# Calculate a Conditional Expectation via Samples

Consider a binary random variable $$Y \sim p(Y)$$, a random variable $$X \sim p(X)$$ (can be discrete or continuous) and a conditional distribution $$p(X|Y)$$. Suppose that I generate $$N$$ samples from $$p(Y)$$, denoted by $$y_1, \dots, y_N$$ and then generate a sample from $$p(X|Y)$$ for each $$y_n$$: $$x_1, \dots, x_N$$. Is the following empirical expectation correct for any function $$g(.)$$?

$$\frac{1}{N} \sum_{n=1}^N y_n g(x_n) \approx E_{x \sim p(X)}[p(Y = 1|X) g(X)]$$

I wrote the following:

$$E_{x \sim p(X)}[p(Y = 1|X) g(X)] = \sum_X p(Y = 1|X) g(X) p(X)$$

$$= \sum_X p(Y=1) p(X|Y=1) g(X)$$

But I'm not sure how the last line can be approximated by $$\frac{1}{N} \sum_{n=1}^N y_n g(x_n)$$. I ran some simulations and it seems that they are equivalent.

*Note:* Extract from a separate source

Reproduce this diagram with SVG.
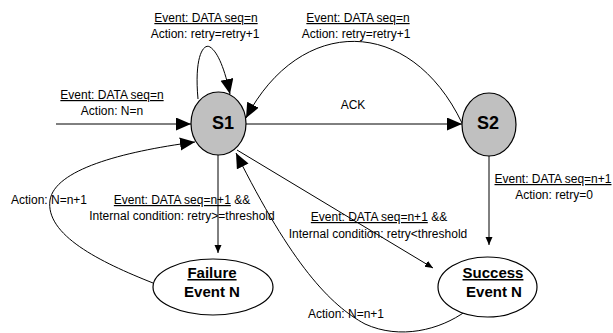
<svg xmlns="http://www.w3.org/2000/svg" width="613" height="333" viewBox="0 0 613 333">
<style>
text{font-family:"Liberation Sans",Arial,sans-serif;fill:#000;text-anchor:middle}
.s{font-size:12px}
.u{text-decoration:underline}
.st{font-size:18px;font-weight:bold}
.ev{font-size:15px;font-weight:bold}
.state{fill:#c0c0c0;stroke:#000;stroke-width:1.2}
.end{fill:#fff;stroke:#000;stroke-width:1.2}
.c{fill:none;stroke:#000;stroke-width:1}
.big{marker-end:url(#ab)}
.sm{marker-end:url(#as)}
</style>
<defs>
<marker id="ab" markerUnits="userSpaceOnUse" markerWidth="16" markerHeight="14" refX="15" refY="6.5" orient="auto"><path d="M0,0 L15,6.5 L0,13 z" fill="#000"/></marker>
<marker id="as" markerUnits="userSpaceOnUse" markerWidth="9" markerHeight="8" refX="8" refY="3.5" orient="auto"><path d="M0,0 L8,3.5 L0,7 z" fill="#000"/></marker>
</defs>
<rect width="613" height="333" fill="#fff"/>
<g id="connectors">
<path class="c big" d="M56,124 L191,124"/>
<path class="c big" d="M198,99 C194,55 204,43 210,47 C218,52 225,70 230,94"/>
<path class="c big" d="M462,123 C410,15 300,15 246,118"/>
<path class="c big" d="M246,124 L462,124"/>
<path class="c sm" d="M489,156 L489,245"/>
<path class="c sm" d="M218,155 L218,253"/>
<path class="c sm" d="M237,150 L433,268"/>
<path class="c big" d="M466,311 C440,330 400,340 365,324 C330,305 292,265 236,153"/>
<path class="c big" d="M153,283 C100,262 45,235 50,200 C55,170 120,152 195,142"/>
</g>
<g id="S1"><ellipse class="state" cx="218.5" cy="123.5" rx="27.5" ry="31.5"/><text class="st" x="223" y="129">S1</text></g>
<g id="S2"><ellipse class="state" cx="489" cy="124.5" rx="27" ry="31.5"/><text class="st" x="488" y="129">S2</text></g>
<g id="failure"><ellipse class="end" cx="213" cy="287" rx="60" ry="28"/><text class="ev u" x="212" y="278">Failure</text><text class="ev" x="212" y="297">Event N</text></g>
<g id="success"><ellipse class="end" cx="487.5" cy="287" rx="49.5" ry="30"/><text class="ev u" x="493" y="278">Success</text><text class="ev" x="494" y="297">Event N</text></g>
<g id="labels">
<text class="s u" x="206" y="22">Event: DATA seq=n</text>
<text class="s" x="205" y="38">Action: retry=retry+1</text>
<text class="s u" x="358" y="22">Event: DATA seq=n</text>
<text class="s" x="356" y="38">Action: retry=retry+1</text>
<text class="s u" x="112" y="99">Event: DATA seq=n</text>
<text class="s" x="112" y="115">Action: N=n</text>
<text class="s" x="353" y="109">ACK</text>
<text class="s u" x="553" y="183">Event: DATA seq=n+1</text>
<text class="s" x="554" y="199">Action: retry=0</text>
<text class="s" x="379" y="221"><tspan class="u">Event: DATA seq=n+1</tspan> &amp;&amp;</text>
<text class="s" x="378" y="238">Internal condition: retry&lt;threshold</text>
<text class="s" x="49" y="204">Action: N=n+1</text>
<text class="s" x="182" y="204"><tspan class="u">Event: DATA seq=n+1</tspan> &amp;&amp;</text>
<text class="s" x="182" y="220">Internal condition: retry&gt;=threshold</text>
<text class="s" x="346" y="318">Action: N=n+1</text>
</g>
</svg>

Yes they are equivalent, given some very general assumptions on $$g(\cdot)$$, and you can prove this by the law of large numbers.

Lets consider the simpler case of a single discrete variable $$X$$ first. We want to show that the expectated value of $$X$$ can be approximated by a mean of samples from $$X$$. Generalising this to your problem is simple.

Let $$\mathbb{E}(X) = \sum_{i=1}^N p_i X_i = \mu$$ and $$V(X) = \mathbb{E}((X-\mu)^2) = \sigma^2$$. These are just definitions of the mean and variance. Now let

$$S_n = \sum_{n=1}^{N} X_n$$

for some finite $$N$$. What we want to show is that $$\frac{S_n}{N} \to \mu$$ as $$N \to \infty$$.

To show this consider $$V(S_n)$$. Since the variance of the sum of independent random variables is the same as the sum of their variance and the process generating $$X_i$$ is constant and samples generated are indepdendent, the variance of the sum is just $$n$$ times to variance of one variable i.e.

$$V(S_n) = n\sigma^2$$

equivalently

$$V(\frac{S_n}{n}) = \sigma^2$$

note also that from the defintion of expectation follows that

$$\mathbb{E}(\frac{S_n}{n}) = \mu$$

Chebyshevs inequality states that:

$$P(|X-\mu| \geq \epsilon) \leq \frac{V(X)}{\epsilon^2}$$

Therefore

$$P(|\frac{S_n}{n} - \mu|\geq\epsilon) \leq \frac{\sigma^2}{N\epsilon^2}$$

since $$\epsilon$$ (i.e. your target accuracy) is fixed this will tend to 0 as $$N\to \infty$$.

This is easily applied to your problem by considering the variable $$Z$$ with distribution $$P(Z) = P(Y,X,g(X)) = P(Y|X) \cdot P(g(X)|X) \cdot P(X)$$. You can sample $$Z$$ as you have a process for sampling $$X$$ and $$Y$$ and calculating $$g(X)$$. The key assumption I mentioned above, on $$g(\cdot)$$ is that it is such that $$P(Z)$$ has finite variance.